La unidad europea nació, en gran medida, como medio de impedir la repetición de los conflictos franco-germanos que devastaron una y otra vez Europa en los siglos XIX y XX. La última contienda resultó tan terriblemente destructiva que los políticos de los dos países hicieron propósito de la enmienda. Sin embargo, y siendo ellos los causantes de los desastres, por un tipo de inversión psicológica bien conocida, parecen haber llegado a la conclusión de que deben ser ellos juntos los que "manden" a los demás países que, en rigor, fueron las víctimas de aquellas contiendas. Porque, dejando aparte las campañas napoleónicas, Francia no dejó de tener también una considerable responsabilidad en la II Guerra mundial, primero por su actitud vengativa e irrazonable después de la Primera, y luego por la claudicación de Munich, traicionando con modos brutales a Checoslovaquia. Por no hablar del mayoritario colaboracionismo con los nazis.
 
No valdría la pena recordar estas cosas si no fuera porque el Eje París-Berlín está empleando una demagogia intolerable y despótica contra los países que, como España, defienden intereses tan legítimos -por lo menos-, como los suyos.
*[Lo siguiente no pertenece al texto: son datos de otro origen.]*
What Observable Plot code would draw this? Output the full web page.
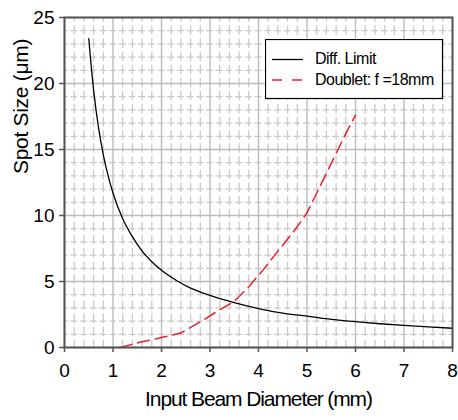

Quienes se sienten autorizados a vulnerar sus propios acuerdos en función exclusivamente de su poderío económico y político, acusan a España de pensar sólo en su conveniencia particular y no en la de "Europa". Es más, amenazan con cortar a los protestones (España y Polonia especialmente) los "fondos de cohesión". Sobre esos fondos tuvo Aznar una actitud excelente al principio, cuando tildó a González de "pedigüeño" por insistir en ellos, pero luego cayó en lo mismo. España debiera haber renunciado a esos fondos que, de un modo u otro, la condicionarían y podían ser empleados, como ahora mismo, para chantajearnos políticamente. Como el mismo Aznar demostró en otras ocasiones, España podía conseguir perfectamente sus objetivos económicos: bastaba con abandonar la picaresca y la listillería típica del felipismo, y atenerse a una política económica firme y de progresiva liberalización.
 
Nunca he sido entusiasta de la Unión Europea para España. Sin duda la Unión será una gran cosa si logra evitar nuevos conflictos entre quienes los han causado en los dos últimos siglos, y a condición de que no se transforme en un contubernio de los más fuertes para imponerse a los demás. Pero para nosotros su interés será siempre muy escaso. Hemos visto cómo nos han apoyado Francia o Gran Bretaña en nuestros roces con Marruecos, cómo la segunda sigue manteniendo en nuestro país una humillante colonia y plataforma de delincuencia, cómo nuestro compromiso de acudir en ayuda de ellos si son atacados no tiene la recíproca en relación con Ceuta y Melilla. Y así una serie de cuestiones que hacen de nuestra estancia en la Unión Europea un negocio harto dudoso. Algunos hablan de los perjuicios económicos de "aislarnos". España prosperó a mayor ritmo que cualquier otro país europeo antes de ingresar en la Unión, y estar fuera de la Unión Europea no significa aislarse de nadie, como demuestra el caso suizo. El problema es básicamente psicológico. Cuando algún iluminado latinoamericano dijo que pretendía hacer de su país "la Suiza de América", algún socarrón le preguntó: "Pero presidente, ¿dónde están los suizos?". En efecto. Nos falta, por ejemplo, la confianza en sí mismos de los envidiables ciudadanos de Helvecia.